Task: Repeat the material exactly from its first line to the line that includes "(ware) at (1731,65)". Skip pictures.

━━━ Source data

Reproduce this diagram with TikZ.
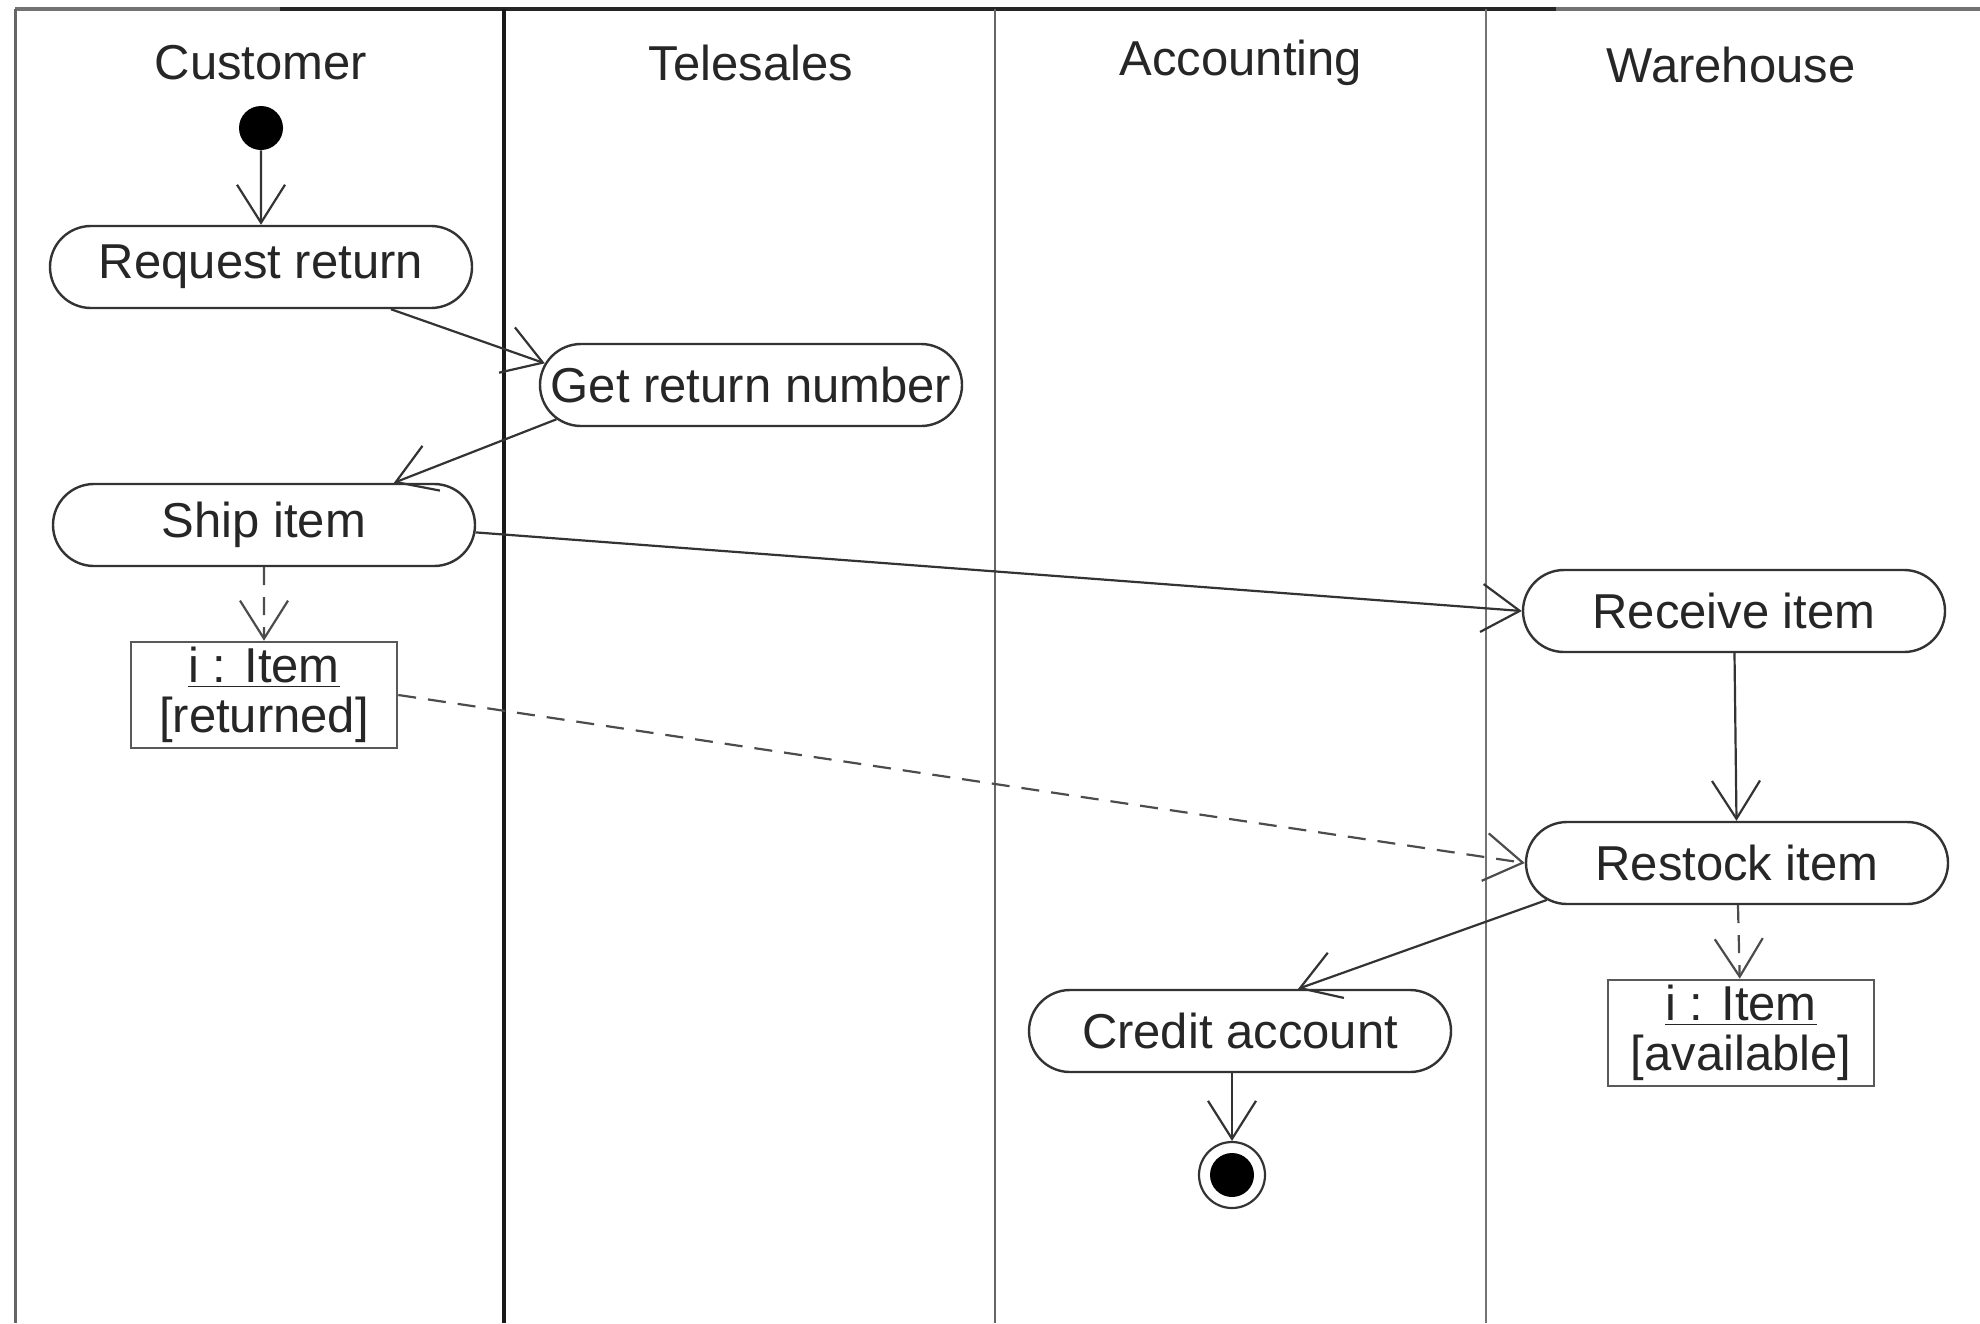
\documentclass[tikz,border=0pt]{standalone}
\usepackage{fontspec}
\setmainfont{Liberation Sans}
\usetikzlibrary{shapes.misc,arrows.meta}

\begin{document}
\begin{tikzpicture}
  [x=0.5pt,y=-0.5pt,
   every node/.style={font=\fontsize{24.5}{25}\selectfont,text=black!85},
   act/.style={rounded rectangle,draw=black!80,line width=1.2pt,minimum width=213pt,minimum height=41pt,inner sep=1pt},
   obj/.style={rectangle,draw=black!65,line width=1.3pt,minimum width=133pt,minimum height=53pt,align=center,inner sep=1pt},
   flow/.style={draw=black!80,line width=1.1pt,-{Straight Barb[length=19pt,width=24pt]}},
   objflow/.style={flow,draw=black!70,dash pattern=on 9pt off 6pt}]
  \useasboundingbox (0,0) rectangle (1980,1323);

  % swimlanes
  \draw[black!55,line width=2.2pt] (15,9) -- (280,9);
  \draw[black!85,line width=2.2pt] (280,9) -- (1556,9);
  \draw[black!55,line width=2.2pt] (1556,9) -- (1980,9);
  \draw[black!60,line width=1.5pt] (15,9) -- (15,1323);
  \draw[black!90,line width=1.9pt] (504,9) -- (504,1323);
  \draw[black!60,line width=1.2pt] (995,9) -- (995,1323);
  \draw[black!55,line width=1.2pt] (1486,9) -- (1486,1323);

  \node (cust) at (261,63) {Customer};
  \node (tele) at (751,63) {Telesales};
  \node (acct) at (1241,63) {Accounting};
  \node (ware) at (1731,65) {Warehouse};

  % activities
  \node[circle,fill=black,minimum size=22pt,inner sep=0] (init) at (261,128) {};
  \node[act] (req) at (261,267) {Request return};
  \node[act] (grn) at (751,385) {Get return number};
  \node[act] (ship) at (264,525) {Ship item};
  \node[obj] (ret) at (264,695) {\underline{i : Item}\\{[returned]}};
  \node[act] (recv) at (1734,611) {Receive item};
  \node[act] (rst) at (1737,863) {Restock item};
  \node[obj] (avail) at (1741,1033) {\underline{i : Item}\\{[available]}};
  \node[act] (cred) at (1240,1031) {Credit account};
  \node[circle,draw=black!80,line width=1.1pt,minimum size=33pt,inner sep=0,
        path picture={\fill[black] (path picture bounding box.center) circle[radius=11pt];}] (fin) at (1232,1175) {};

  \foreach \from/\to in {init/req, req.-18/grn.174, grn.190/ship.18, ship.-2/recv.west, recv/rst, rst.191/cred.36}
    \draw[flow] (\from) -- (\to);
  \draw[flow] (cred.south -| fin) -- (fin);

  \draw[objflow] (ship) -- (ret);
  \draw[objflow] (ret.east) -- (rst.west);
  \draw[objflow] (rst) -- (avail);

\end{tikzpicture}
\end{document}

━━━━━━

Expected answer:
Reproduce this diagram with TikZ.
\documentclass[tikz,border=0pt]{standalone}
\usepackage{fontspec}
\setmainfont{Liberation Sans}
\usetikzlibrary{shapes.misc,arrows.meta}

\begin{document}
\begin{tikzpicture}
  [x=0.5pt,y=-0.5pt,
   every node/.style={font=\fontsize{24.5}{25}\selectfont,text=black!85},
   act/.style={rounded rectangle,draw=black!80,line width=1.2pt,minimum width=213pt,minimum height=41pt,inner sep=1pt},
   obj/.style={rectangle,draw=black!65,line width=1.3pt,minimum width=133pt,minimum height=53pt,align=center,inner sep=1pt},
   flow/.style={draw=black!80,line width=1.1pt,-{Straight Barb[length=19pt,width=24pt]}},
   objflow/.style={flow,draw=black!70,dash pattern=on 9pt off 6pt}]
  \useasboundingbox (0,0) rectangle (1980,1323);

  % swimlanes
  \draw[black!55,line width=2.2pt] (15,9) -- (280,9);
  \draw[black!85,line width=2.2pt] (280,9) -- (1556,9);
  \draw[black!55,line width=2.2pt] (1556,9) -- (1980,9);
  \draw[black!60,line width=1.5pt] (15,9) -- (15,1323);
  \draw[black!90,line width=1.9pt] (504,9) -- (504,1323);
  \draw[black!60,line width=1.2pt] (995,9) -- (995,1323);
  \draw[black!55,line width=1.2pt] (1486,9) -- (1486,1323);

  \node (cust) at (261,63) {Customer};
  \node (tele) at (751,63) {Telesales};
  \node (acct) at (1241,63) {Accounting};
  \node (ware) at (1731,65) {Warehouse};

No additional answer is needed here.